Practical Steps Employers Can Take Now

Employers cannot eliminate the risk of employment litigation, but they can reduce the likelihood that a dispute becomes a high-exposure case. The following steps are especially important in the current environment:

1. Audit Policies and Practices

Employers should regularly review anti-discrimination, anti-harassment, retaliation, disability accommodation, leave, discipline, and complaint-reporting policies. Written policies should match actual practice, and employees should understand how to raise concerns.

2. Train Managers Before Problems Arise

Front-line supervisors are often the employer’s first line of defense — or the source of damaging evidence. Training should focus on recognizing protected complaints, escalating concerns, documenting performance issues, avoiding retaliatory conduct, and handling accommodation requests appropriately.

3. Document Decisions Contemporaneously

Good documentation should be accurate, timely, factual, and consistent. Employers should avoid vague statements, exaggerated criticisms, and unsupported conclusions. If a termination or discipline decision is later challenged, the record should show a clear and legitimate basis for the action.

4. Take Complaints Seriously

Employee complaints should be assessed promptly and objectively. Even informal complaints may constitute protected activity. Employers should document the intake, investigation steps, findings, remedial measures, and communications with the employee where appropriate.

5. Reassess Litigation Strategy Early

Given the rising concern over nuclear verdicts, employers should evaluate litigation risk early and realistically. That includes reviewing problematic documents, identifying sympathetic facts, assessing witness credibility, considering venue risk, confirming insurance coverage, and determining whether early mediation may be appropriate.

The Bottom Line

Nuclear verdicts are reshaping how employers should think about employment claims. A case that appears manageable on paper can become significantly more dangerous if a jury views the employer’s conduct as unfair, retaliatory, indifferent, or inconsistent with its own policies.

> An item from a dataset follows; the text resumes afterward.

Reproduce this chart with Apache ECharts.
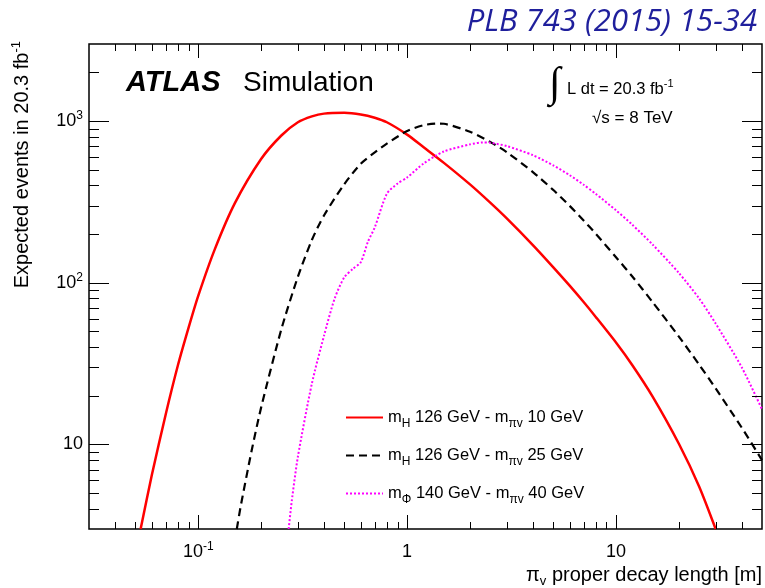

For employers, the best defense remains proactive compliance: strong policies, trained managers, consistent documentation, prompt investigations, and early strategic evaluation of litigation risk. As verdicts continue to rise, employers that treat employment disputes as business-critical risk events — rather than routine personnel matters — will be better positioned to control exposure and avoid costly surprises.